Given that contraception was legal in the U.S. during the early 19th century, and given there was considerable desire/demand for the re-legalization of contraceptives in the early 20th century, what factors contributed to the ban on contraceptives implemented in the late 1800s?1

How would Helen Lefkowitz Horowitz, the author of Reading #1, answer that question?

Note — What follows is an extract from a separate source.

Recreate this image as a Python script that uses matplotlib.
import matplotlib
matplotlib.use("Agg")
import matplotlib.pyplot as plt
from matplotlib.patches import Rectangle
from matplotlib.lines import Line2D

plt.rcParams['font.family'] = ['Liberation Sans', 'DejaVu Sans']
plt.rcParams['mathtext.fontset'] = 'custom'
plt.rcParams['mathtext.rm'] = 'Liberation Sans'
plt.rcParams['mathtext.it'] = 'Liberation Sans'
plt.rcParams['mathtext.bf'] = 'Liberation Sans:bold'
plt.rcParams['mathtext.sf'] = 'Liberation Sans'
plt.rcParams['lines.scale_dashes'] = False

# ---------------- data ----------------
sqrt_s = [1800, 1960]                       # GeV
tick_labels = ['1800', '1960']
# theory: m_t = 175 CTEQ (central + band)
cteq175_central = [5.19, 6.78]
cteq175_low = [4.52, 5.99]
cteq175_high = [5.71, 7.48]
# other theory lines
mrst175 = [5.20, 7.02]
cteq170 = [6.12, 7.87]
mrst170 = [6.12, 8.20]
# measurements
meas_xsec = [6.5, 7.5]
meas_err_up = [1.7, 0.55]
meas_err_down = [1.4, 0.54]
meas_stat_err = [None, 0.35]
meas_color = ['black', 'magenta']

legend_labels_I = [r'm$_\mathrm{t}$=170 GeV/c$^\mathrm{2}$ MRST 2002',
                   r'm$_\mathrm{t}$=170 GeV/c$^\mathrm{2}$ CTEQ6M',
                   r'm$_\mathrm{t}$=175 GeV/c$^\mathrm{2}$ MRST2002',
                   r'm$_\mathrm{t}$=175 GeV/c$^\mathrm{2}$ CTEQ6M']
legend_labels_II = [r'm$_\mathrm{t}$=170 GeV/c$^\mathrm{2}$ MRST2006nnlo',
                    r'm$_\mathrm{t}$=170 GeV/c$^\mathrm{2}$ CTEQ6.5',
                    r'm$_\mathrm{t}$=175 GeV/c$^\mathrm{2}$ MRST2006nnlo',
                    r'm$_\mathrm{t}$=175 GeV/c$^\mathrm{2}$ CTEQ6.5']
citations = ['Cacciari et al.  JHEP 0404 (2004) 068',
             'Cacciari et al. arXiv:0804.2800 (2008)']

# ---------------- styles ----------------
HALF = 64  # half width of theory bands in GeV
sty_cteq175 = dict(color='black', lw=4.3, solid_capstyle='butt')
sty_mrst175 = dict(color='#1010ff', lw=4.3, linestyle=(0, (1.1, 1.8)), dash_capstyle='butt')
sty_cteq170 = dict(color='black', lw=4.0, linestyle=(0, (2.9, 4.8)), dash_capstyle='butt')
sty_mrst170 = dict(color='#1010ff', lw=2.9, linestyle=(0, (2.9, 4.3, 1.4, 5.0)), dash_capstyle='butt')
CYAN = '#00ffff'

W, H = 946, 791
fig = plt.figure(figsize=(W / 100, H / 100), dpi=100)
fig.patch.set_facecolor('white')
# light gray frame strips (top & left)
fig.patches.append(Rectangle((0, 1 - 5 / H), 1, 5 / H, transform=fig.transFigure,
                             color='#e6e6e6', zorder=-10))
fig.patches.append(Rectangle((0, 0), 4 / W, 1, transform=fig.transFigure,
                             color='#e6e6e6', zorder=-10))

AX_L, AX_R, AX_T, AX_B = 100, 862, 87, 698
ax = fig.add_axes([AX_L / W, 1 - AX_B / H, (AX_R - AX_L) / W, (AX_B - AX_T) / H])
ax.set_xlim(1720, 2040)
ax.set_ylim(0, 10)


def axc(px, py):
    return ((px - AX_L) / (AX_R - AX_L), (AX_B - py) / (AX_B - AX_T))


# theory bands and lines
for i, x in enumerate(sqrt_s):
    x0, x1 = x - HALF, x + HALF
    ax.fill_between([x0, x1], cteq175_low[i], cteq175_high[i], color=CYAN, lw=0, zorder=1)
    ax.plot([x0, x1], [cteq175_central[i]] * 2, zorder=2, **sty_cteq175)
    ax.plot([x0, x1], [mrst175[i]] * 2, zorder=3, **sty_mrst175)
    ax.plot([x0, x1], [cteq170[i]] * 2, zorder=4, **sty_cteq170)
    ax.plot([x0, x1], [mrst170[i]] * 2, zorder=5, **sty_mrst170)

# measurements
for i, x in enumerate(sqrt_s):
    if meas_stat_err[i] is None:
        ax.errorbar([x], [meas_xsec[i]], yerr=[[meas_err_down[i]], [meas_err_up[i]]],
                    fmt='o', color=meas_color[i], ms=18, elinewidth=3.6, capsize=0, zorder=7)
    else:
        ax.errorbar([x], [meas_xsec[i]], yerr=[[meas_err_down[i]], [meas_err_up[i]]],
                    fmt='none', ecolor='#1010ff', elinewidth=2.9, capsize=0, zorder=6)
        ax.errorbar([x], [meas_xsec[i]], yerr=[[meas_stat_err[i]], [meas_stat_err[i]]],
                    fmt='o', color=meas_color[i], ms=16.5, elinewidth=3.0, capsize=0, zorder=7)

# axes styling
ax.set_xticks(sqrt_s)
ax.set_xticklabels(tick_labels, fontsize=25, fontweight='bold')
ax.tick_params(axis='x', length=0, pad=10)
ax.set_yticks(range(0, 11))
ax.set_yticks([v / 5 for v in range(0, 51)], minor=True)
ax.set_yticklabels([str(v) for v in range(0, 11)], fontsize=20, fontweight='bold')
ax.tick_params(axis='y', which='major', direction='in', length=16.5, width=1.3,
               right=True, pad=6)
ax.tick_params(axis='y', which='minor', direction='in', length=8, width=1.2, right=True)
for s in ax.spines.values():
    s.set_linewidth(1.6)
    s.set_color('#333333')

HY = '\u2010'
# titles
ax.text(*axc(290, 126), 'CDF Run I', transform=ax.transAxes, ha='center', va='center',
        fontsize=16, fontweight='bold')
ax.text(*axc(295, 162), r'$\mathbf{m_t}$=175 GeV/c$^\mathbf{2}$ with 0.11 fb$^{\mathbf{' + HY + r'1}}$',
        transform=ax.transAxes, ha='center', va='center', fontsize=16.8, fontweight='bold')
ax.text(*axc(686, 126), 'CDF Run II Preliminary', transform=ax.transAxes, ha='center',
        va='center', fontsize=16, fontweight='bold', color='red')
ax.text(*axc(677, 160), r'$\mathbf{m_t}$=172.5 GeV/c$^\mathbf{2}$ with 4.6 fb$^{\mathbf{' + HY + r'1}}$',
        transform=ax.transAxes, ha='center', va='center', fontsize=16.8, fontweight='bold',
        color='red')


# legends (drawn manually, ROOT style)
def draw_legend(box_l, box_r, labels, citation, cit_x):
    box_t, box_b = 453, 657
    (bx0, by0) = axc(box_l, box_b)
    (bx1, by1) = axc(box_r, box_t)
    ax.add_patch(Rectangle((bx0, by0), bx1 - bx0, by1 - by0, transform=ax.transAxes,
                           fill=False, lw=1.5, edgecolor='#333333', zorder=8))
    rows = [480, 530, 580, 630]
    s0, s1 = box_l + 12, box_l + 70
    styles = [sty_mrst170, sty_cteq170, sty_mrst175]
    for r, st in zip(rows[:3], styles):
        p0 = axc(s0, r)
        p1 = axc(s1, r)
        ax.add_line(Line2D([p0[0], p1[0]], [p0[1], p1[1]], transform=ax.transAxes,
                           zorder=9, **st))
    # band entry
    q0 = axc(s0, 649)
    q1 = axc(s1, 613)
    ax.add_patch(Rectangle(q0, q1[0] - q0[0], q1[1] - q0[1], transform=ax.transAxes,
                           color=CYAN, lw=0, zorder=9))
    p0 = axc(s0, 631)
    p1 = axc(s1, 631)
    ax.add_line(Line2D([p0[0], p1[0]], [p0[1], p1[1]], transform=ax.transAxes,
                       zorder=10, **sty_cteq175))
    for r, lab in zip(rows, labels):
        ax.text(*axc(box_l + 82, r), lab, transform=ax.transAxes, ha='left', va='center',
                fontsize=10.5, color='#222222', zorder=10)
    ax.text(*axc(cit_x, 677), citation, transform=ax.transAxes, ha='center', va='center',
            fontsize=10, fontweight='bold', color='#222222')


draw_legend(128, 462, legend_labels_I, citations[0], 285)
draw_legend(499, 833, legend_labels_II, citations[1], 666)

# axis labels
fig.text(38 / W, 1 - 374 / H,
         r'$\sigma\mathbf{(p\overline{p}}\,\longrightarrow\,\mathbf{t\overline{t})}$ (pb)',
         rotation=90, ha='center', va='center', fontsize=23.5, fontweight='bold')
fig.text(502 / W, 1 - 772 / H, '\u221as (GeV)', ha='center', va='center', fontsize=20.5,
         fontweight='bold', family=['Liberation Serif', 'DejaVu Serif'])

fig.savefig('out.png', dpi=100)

The gamma group also asked:

Sanger was able to travel and study English Methods of Birth Control, Dutch Methods of Birth Control, and Magnetation Methods of Birth Control. Given that these countries would presumably have a much stronger religious influence, why was the suggestion of birth control so suppressed in the United States?2

This question is really about why Sanger seemed to receive more support abroad—or why she went abroad at all. Were people in countries like England or the Netherlands more receptive to Sanger’s ideas than Americans? And if so, why? The second and third readings should help you answer that question.

These readings also raise a new question: what was the relationship between eugenics and Sanger’s movement?

The final reading, by the editor of the Margaret Sanger Papers, reflects on continuing controversies over Margaret Sanger at the turn of the twentieth-first century, and may help answer one of the oldest questions on our Questions page:

How have legislation and attitudes towards women’s health and reproductive rights changed since Roe vs. Wade?


  1. In class we discussed how this question could be refined and made more specific. For example, instead of asserting that “there was considerable desire/demand for the re-legalization of contraceptives,” we could say, using the Sanger document, that “Margaret Sanger gained hundreds of supporters in the early twentieth century.”

  2. We also talked about potential improvements to this question in class. The evidence in front us from the readings doesn’t really tell us that European countries would be more religious than the United States, and actually contains one source (the Billy Sunday video about Prohibition) that suggests there was a strong religious streak in American culture at this moment. Still, the question does a good job of stressing contingency—conditions in America were not necessarily the same as in Europe.